━━ SOURCE MATERIAL

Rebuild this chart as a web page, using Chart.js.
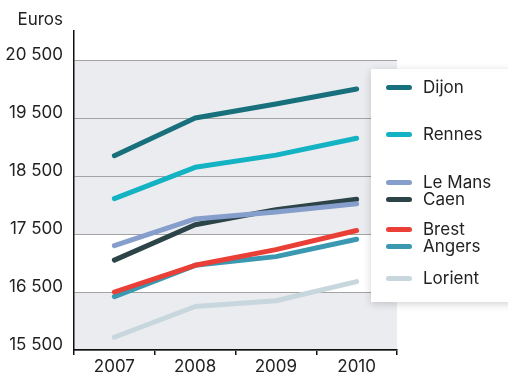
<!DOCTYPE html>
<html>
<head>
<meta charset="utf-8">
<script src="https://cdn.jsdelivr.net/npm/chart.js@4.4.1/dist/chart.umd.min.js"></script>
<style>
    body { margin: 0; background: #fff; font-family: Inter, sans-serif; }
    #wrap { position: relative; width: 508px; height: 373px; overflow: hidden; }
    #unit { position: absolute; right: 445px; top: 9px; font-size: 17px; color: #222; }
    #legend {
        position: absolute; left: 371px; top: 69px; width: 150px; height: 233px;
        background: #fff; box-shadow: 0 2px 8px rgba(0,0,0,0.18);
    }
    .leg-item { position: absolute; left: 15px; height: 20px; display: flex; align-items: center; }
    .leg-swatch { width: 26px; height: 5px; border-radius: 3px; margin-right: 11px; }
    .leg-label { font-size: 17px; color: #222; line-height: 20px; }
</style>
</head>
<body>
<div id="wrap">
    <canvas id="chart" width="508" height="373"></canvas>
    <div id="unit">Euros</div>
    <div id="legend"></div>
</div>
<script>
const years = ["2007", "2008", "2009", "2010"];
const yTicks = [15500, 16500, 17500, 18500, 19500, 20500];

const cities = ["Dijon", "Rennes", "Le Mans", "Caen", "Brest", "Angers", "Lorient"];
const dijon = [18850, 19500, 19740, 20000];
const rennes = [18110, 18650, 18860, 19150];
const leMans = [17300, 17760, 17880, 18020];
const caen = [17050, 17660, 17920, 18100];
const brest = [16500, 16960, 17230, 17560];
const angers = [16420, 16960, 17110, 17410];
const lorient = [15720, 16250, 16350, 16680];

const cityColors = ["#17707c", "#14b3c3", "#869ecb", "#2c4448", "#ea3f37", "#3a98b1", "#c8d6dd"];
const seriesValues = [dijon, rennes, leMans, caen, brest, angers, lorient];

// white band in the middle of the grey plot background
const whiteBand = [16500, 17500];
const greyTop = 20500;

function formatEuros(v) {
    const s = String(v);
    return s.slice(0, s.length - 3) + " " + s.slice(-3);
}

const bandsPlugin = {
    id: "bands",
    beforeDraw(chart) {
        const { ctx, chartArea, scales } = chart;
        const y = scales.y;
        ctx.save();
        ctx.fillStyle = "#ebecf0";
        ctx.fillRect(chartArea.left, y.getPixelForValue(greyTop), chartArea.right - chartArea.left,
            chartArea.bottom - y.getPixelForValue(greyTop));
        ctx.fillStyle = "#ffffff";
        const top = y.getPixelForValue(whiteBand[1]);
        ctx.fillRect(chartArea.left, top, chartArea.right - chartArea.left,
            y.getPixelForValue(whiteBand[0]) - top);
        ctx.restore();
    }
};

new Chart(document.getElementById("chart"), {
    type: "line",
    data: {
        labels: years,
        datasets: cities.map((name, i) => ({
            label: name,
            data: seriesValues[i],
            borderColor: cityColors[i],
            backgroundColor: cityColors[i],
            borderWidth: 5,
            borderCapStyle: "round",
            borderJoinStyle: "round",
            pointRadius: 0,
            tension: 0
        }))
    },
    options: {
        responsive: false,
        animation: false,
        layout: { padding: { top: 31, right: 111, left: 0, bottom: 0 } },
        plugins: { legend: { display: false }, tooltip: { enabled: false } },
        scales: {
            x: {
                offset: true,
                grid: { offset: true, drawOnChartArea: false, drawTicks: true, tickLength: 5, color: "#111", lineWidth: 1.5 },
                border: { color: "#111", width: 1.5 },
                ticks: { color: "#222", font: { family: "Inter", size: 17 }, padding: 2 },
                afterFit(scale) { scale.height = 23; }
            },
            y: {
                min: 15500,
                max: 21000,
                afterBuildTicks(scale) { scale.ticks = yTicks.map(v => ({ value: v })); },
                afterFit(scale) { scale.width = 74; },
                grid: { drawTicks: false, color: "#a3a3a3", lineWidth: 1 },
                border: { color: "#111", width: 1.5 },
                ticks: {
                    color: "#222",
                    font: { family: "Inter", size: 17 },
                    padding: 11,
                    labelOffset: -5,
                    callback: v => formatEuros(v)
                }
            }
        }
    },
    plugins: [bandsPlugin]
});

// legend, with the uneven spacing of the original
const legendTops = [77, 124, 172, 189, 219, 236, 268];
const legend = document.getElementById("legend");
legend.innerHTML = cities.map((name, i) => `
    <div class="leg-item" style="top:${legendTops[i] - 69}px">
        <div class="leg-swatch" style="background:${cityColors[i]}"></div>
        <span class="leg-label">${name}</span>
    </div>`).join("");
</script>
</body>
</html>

━━━━

Copy out each line word for word, please, skipping the images.

TASK RESULT –
Rebuild this chart as a web page, using Chart.js.
<!DOCTYPE html>
<html>
<head>
<meta charset="utf-8">
<script src="https://cdn.jsdelivr.net/npm/chart.js@4.4.1/dist/chart.umd.min.js"></script>
<style>
    body { margin: 0; background: #fff; font-family: Inter, sans-serif; }
    #wrap { position: relative; width: 508px; height: 373px; overflow: hidden; }
    #unit { position: absolute; right: 445px; top: 9px; font-size: 17px; color: #222; }
    #legend {
        position: absolute; left: 371px; top: 69px; width: 150px; height: 233px;
        background: #fff; box-shadow: 0 2px 8px rgba(0,0,0,0.18);
    }
    .leg-item { position: absolute; left: 15px; height: 20px; display: flex; align-items: center; }
    .leg-swatch { width: 26px; height: 5px; border-radius: 3px; margin-right: 11px; }
    .leg-label { font-size: 17px; color: #222; line-height: 20px; }
</style>
</head>
<body>
<div id="wrap">
    <canvas id="chart" width="508" height="373"></canvas>
    <div id="unit">Euros</div>
    <div id="legend"></div>
</div>
<script>
const years = ["2007", "2008", "2009", "2010"];
const yTicks = [15500, 16500, 17500, 18500, 19500, 20500];

const cities = ["Dijon", "Rennes", "Le Mans", "Caen", "Brest", "Angers", "Lorient"];
const dijon = [18850, 19500, 19740, 20000];
const rennes = [18110, 18650, 18860, 19150];
const leMans = [17300, 17760, 17880, 18020];
const caen = [17050, 17660, 17920, 18100];
const brest = [16500, 16960, 17230, 17560];
const angers = [16420, 16960, 17110, 17410];
const lorient = [15720, 16250, 16350, 16680];

const cityColors = ["#17707c", "#14b3c3", "#869ecb", "#2c4448", "#ea3f37", "#3a98b1", "#c8d6dd"];
const seriesValues = [dijon, rennes, leMans, caen, brest, angers, lorient];

// white band in the middle of the grey plot background
const whiteBand = [16500, 17500];
const greyTop = 20500;

function formatEuros(v) {
    const s = String(v);
    return s.slice(0, s.length - 3) + " " + s.slice(-3);
}

const bandsPlugin = {
    id: "bands",
    beforeDraw(chart) {
        const { ctx, chartArea, scales } = chart;
        const y = scales.y;
        ctx.save();
        ctx.fillStyle = "#ebecf0";
        ctx.fillRect(chartArea.left, y.getPixelForValue(greyTop), chartArea.right - chartArea.left,
            chartArea.bottom - y.getPixelForValue(greyTop));
        ctx.fillStyle = "#ffffff";
        const top = y.getPixelForValue(whiteBand[1]);
        ctx.fillRect(chartArea.left, top, chartArea.right - chartArea.left,
            y.getPixelForValue(whiteBand[0]) - top);
        ctx.restore();
    }
};

new Chart(document.getElementById("chart"), {
    type: "line",
    data: {
        labels: years,
        datasets: cities.map((name, i) => ({
            label: name,
            data: seriesValues[i],
            borderColor: cityColors[i],
            backgroundColor: cityColors[i],
            borderWidth: 5,
            borderCapStyle: "round",
            borderJoinStyle: "round",
            pointRadius: 0,
            tension: 0
        }))
    },
    options: {
        responsive: false,
        animation: false,
        layout: { padding: { top: 31, right: 111, left: 0, bottom: 0 } },
        plugins: { legend: { display: false }, tooltip: { enabled: false } },
        scales: {
            x: {
                offset: true,
                grid: { offset: true, drawOnChartArea: false, drawTicks: true, tickLength: 5, color: "#111", lineWidth: 1.5 },
                border: { color: "#111", width: 1.5 },
                ticks: { color: "#222", font: { family: "Inter", size: 17 }, padding: 2 },
                afterFit(scale) { scale.height = 23; }
            },
            y: {
                min: 15500,
                max: 21000,
                afterBuildTicks(scale) { scale.ticks = yTicks.map(v => ({ value: v })); },
                afterFit(scale) { scale.width = 74; },
                grid: { drawTicks: false, color: "#a3a3a3", lineWidth: 1 },
                border: { color: "#111", width: 1.5 },
                ticks: {
                    color: "#222",
                    font: { family: "Inter", size: 17 },
                    padding: 11,
                    labelOffset: -5,
                    callback: v => formatEuros(v)
                }
            }
        }
    },
    plugins: [bandsPlugin]
});

// legend, with the uneven spacing of the original
const legendTops = [77, 124, 172, 189, 219, 236, 268];
const legend = document.getElementById("legend");
legend.innerHTML = cities.map((name, i) => `
    <div class="leg-item" style="top:${legendTops[i] - 69}px">
        <div class="leg-swatch" style="background:${cityColors[i]}"></div>
        <span class="leg-label">${name}</span>
    </div>`).join("");
</script>
</body>
</html>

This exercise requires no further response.